For dog owners, the shift mattered because Fitzhenry was no longer being treated as a make-do corner of lawn. City planning materials said construction on Fitzhenry Square began on October 1, 2025, and described the project as a redesign of an informal dog park into an official one. That is the difference between a place a dog happens to use and a space the city has actually claimed for public recreation.

The project also carried real neighborhood weight. Revere said Fitzhenry Dog Park was one of three new parks in the Shirley Avenue neighborhood, alongside the 69 Shirley Ave. forest pocket park and Flaherty Square. A July 2025 Department of Planning and Community Development newsletter said the Shirley Avenue projects had reached key milestones, with both 69 Shirley Avenue and Flaherty Square expected to be completed by the end of 2025. The city identified Worcester-based JAM Corporation as the contractor on at least some of the work.

The dog park’s roots went back further than the construction timeline. In October 2024, the Revere Journal reported that Ward Two residents had taken their dogs to the site for years and that the city was committing “upwards of $200,000” in Community Development Block Grant funding to turn the long-discussed space into an official dog park. That history helps explain why the project drew so much attention: it was not a brand-new idea, but the formal finish line for something neighbors had already been using.

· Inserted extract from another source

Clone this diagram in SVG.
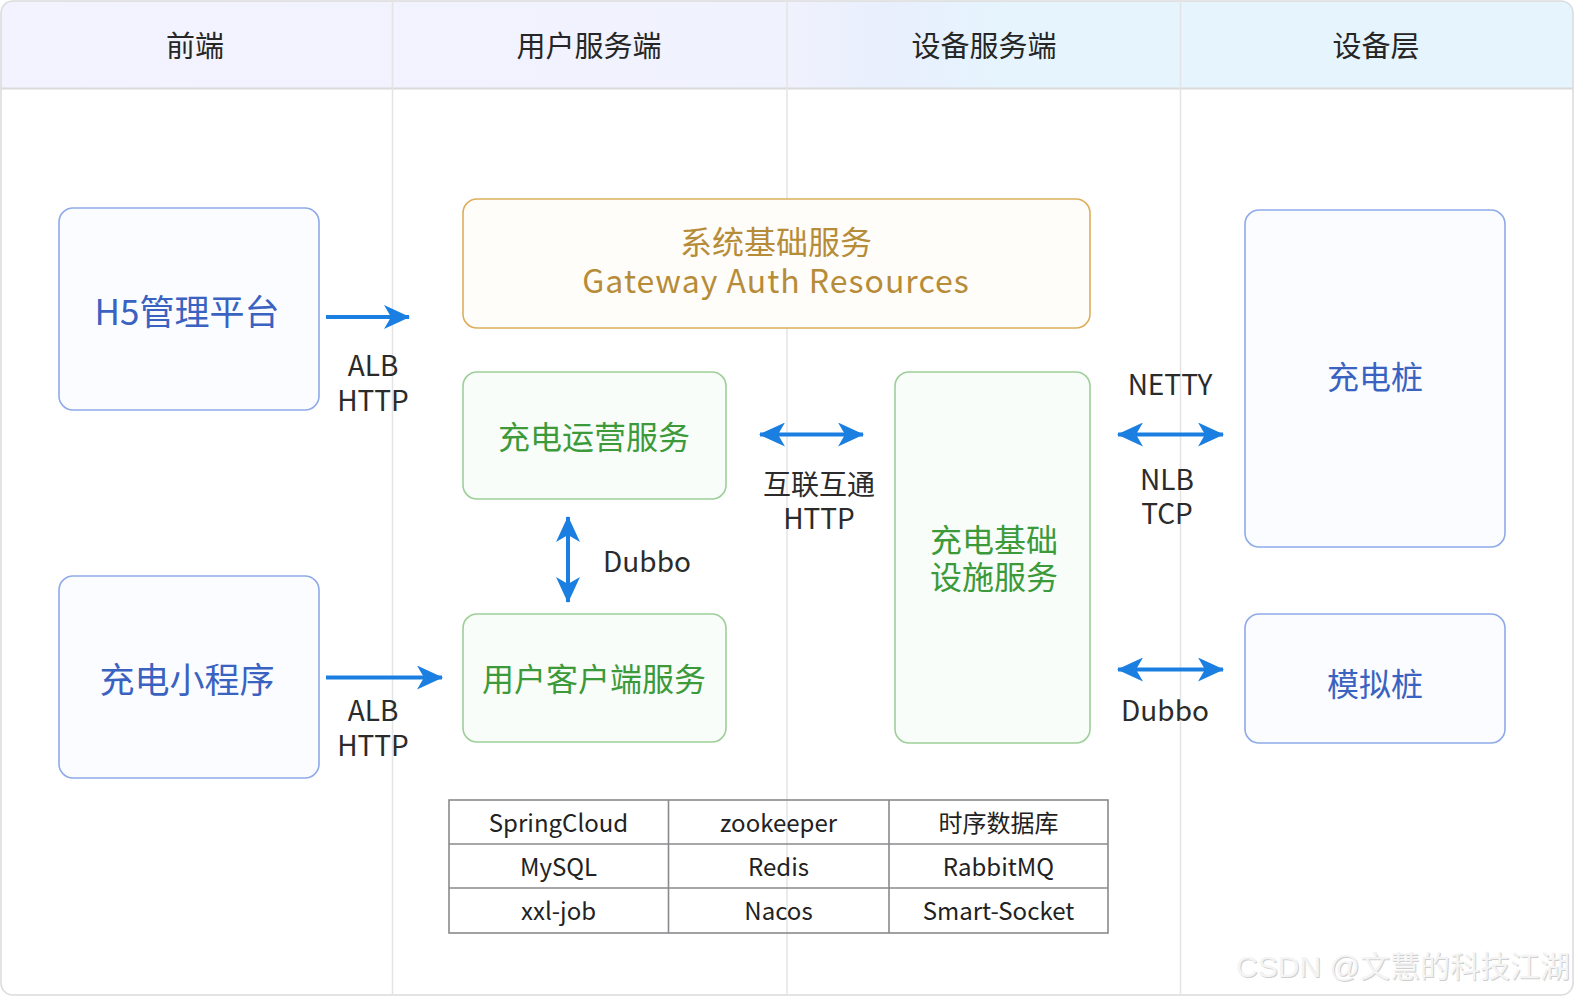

A Shirley Avenue project page said the effort benefited from widespread community involvement and grassroots leadership, underscoring that the park was not only a city upgrade but a neighborhood push that made it to the ribbon-cutting stage. With Fitzhenry Dog Park joining the corridor’s other new public spaces, Revere was marking more than a single amenity. It was putting a visible stamp on a stretch of Shirley Avenue that now has more room for dogs, more room for residents, and a stronger case as a place people actually gather.